Last year, I was recovering from two back-to-back knee surgeries (one to replace bones, one to replace the softer things with longer names) for nine months. I used a lot of bendy straws and was better at The Price is Right than most of its contestants. Some mornings, I would wake up ready for a day of reading and other days, I wouldn’t get out of bed. For those couched months, I waved a little white flag that said I will never move fast again or jump rope or dance. I read a 400-page book in one day. I wrote a lot about what guilt is or might be. I decided I wanted to go back to school for an MFA in Writing. I decided the next day that I was a bad writer and that going to school to learn a right-brain thing was like teaching an albatross how to land.
One afternoon, Pizzo and Paco brought me to Bonnie Brae ice cream and I sprawled out on a pink felt blanket in the park, not really caring if they could play and I couldn’t because I had pralines and cream and a comfortable place to lay and think and rearrange the direction of the grass. I was orbiting in the pink cloudland of soft blankets, waffle cones, and percoset. When I told them I might throw up, they brought me home, and then there I was again: me and the books, the books and me, my broken knee, my burgeoning belly, doubt to the left, more to the right, pain killers that made every inadequacy at once reduced and magnified.
I did my physical therapy religiously, warmed my muscle memory back to its proper level of movement which is hard because muscles, unlike the mind, cannot touch, smell, taste, or see their potential. They only max themselves out and fatigue. The fiber-building comes invisibly. I thought physical therapy was preparing me for strenuous hikes over Alaska’s misty, jagged peaks. Then, last May, the day before I left, I tore my other knee all up. I left Denver under the weight of heavy resentment and self-accusation.

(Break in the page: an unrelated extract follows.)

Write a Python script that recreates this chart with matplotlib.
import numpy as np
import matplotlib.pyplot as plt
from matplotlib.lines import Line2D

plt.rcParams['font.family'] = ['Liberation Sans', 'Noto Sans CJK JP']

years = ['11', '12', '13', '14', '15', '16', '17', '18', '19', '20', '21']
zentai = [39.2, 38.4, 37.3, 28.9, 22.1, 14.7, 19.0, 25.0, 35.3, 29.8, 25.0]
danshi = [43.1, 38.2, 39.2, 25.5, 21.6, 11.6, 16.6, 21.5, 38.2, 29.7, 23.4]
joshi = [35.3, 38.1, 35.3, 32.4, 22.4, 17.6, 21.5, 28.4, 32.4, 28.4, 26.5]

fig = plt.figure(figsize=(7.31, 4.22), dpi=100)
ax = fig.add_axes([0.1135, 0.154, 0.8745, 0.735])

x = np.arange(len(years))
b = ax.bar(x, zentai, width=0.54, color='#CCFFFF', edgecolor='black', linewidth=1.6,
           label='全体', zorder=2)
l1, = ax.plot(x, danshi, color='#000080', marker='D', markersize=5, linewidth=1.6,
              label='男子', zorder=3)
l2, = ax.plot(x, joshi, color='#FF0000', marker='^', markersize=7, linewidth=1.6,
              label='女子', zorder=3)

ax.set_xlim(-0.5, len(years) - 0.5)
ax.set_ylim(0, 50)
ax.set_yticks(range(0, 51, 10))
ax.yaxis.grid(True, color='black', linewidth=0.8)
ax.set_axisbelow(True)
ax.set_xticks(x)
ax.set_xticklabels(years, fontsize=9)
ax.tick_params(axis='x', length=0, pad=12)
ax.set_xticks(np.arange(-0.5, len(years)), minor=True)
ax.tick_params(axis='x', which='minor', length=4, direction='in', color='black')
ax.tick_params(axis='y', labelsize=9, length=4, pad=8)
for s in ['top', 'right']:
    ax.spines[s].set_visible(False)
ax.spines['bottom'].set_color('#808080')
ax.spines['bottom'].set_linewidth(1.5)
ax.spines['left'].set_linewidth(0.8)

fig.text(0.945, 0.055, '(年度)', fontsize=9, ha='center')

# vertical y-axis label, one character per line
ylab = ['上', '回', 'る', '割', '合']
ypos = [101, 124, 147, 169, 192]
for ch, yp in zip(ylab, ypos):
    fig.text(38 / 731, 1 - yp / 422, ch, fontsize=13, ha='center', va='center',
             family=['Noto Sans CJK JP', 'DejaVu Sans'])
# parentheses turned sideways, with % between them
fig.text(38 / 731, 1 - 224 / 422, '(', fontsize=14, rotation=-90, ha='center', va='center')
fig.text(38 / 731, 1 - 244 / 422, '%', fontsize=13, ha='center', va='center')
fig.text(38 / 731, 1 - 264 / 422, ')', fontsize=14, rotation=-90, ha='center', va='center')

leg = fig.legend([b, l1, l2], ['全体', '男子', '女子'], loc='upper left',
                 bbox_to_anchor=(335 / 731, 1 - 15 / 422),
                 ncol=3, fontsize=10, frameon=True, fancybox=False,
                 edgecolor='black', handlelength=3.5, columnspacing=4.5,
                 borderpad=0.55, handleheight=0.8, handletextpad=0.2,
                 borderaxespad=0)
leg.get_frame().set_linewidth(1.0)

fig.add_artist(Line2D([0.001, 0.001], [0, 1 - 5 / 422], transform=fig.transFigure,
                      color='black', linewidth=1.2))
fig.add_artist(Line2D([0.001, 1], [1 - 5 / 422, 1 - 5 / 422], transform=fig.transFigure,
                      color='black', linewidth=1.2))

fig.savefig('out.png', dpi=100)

A kind therapist in Alaska showed me how the hip is connected to everything, which is something I’ve always thought anyways because it is from there that everyone hinges in the direction of things they need or away from them. Carol, Teenie, and I have matching tatoos on our hips from a tough time in all our lives that mean "independence" in Hopi and "homecoming" in Celtic. In Sitka, I used these old machines in a closed-down college to get my hips to work independently of my knees. Eventually, once I could make it outside the foggy town, my imagined hikes over mountains (both beautiful and nightmarishly serious, like most things exquisite) became long walks through fern-covered hallways embraced on either side by reddish deadfall, braided streams, and slick, lime-marbled boulders.
In these slightly inclined stretches of land, it is necessary for the best of athletes to go slowly. Some hikes in Sitka are eased by long boardwalk structures that travel thousands of slippery feet up into the mountains (the picture that sometimes appears above is of Luke and my feet side by side on that wood). You can hear everything in there—an unleashed dog, a passing raven, your fear telling you a bear is listening to the same things. Those hikes were corridors for meditation because everything was green and alive and made me rethink the idea of pace, which at most times in my life, I heard referenced as something that always needs to be picked up, not slowed down.

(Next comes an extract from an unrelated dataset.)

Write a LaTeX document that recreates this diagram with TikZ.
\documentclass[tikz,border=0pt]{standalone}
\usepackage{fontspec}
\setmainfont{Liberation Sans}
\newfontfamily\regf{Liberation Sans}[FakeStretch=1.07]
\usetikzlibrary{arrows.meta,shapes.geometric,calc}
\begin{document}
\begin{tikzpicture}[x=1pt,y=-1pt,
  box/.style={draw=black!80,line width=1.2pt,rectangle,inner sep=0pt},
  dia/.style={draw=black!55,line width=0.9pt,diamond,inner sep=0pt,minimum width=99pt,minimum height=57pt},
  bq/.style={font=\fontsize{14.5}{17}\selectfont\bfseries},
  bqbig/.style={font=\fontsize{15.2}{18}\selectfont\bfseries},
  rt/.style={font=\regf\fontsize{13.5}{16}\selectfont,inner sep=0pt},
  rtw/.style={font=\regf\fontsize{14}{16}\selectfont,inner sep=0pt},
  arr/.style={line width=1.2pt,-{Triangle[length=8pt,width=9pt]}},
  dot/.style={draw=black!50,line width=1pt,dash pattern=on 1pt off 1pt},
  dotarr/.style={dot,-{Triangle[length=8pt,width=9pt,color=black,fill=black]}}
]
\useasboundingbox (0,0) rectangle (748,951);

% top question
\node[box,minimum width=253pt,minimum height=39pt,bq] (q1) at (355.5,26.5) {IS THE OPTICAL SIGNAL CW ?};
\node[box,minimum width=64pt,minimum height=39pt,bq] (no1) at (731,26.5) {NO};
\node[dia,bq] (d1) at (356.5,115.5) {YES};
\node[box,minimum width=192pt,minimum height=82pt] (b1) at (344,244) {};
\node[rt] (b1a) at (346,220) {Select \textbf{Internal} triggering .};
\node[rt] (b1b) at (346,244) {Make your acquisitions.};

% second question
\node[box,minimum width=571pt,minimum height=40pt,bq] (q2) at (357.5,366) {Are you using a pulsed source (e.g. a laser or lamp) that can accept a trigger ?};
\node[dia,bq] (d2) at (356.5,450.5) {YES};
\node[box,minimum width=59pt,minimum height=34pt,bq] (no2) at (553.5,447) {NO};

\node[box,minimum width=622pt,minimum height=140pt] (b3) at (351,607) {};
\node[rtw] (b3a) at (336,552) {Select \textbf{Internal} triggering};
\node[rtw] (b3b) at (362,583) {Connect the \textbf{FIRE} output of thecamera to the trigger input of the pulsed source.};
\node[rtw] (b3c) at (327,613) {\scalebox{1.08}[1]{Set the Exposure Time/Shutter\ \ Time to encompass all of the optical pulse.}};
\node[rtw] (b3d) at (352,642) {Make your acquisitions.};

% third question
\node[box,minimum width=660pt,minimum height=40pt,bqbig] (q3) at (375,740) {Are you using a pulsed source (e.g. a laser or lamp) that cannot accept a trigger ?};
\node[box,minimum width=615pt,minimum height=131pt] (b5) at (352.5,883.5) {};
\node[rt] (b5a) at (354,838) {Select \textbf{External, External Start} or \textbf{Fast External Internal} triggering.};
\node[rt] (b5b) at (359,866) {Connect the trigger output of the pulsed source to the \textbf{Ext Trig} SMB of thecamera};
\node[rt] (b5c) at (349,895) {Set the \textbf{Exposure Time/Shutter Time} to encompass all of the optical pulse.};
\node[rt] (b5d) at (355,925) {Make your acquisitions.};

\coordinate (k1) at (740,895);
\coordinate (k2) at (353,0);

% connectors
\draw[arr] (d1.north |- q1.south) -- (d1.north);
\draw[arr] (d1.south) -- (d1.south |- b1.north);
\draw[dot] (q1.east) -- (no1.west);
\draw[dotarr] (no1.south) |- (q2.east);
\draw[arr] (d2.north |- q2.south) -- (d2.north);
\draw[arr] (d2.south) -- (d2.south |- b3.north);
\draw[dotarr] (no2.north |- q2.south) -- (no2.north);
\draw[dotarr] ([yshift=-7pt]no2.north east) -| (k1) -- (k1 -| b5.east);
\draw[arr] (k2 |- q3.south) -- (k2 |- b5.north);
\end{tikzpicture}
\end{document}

This week, between bone-on-bone pain, and the fact that Luke’s brother has just done to his knee what I’ve done to mine those stupid, stubborn four times, I came across this quote from Pam Houston, a woman who has covered over 3,000 miles of mountain trails: “Rather than climbing to the top of mountains, I preferred to walk around them, to encircle them, the way a river would.”
So I am thinking, maybe it is not possible to change our deep-down desires or limitations, but it is possible that through these limitations, other things alter: what we intend to be mountains become rivers, runs turn to walks, blurred sounds slow to whispers that say:
Did you hear that? Even when you are barely moving, everything else is.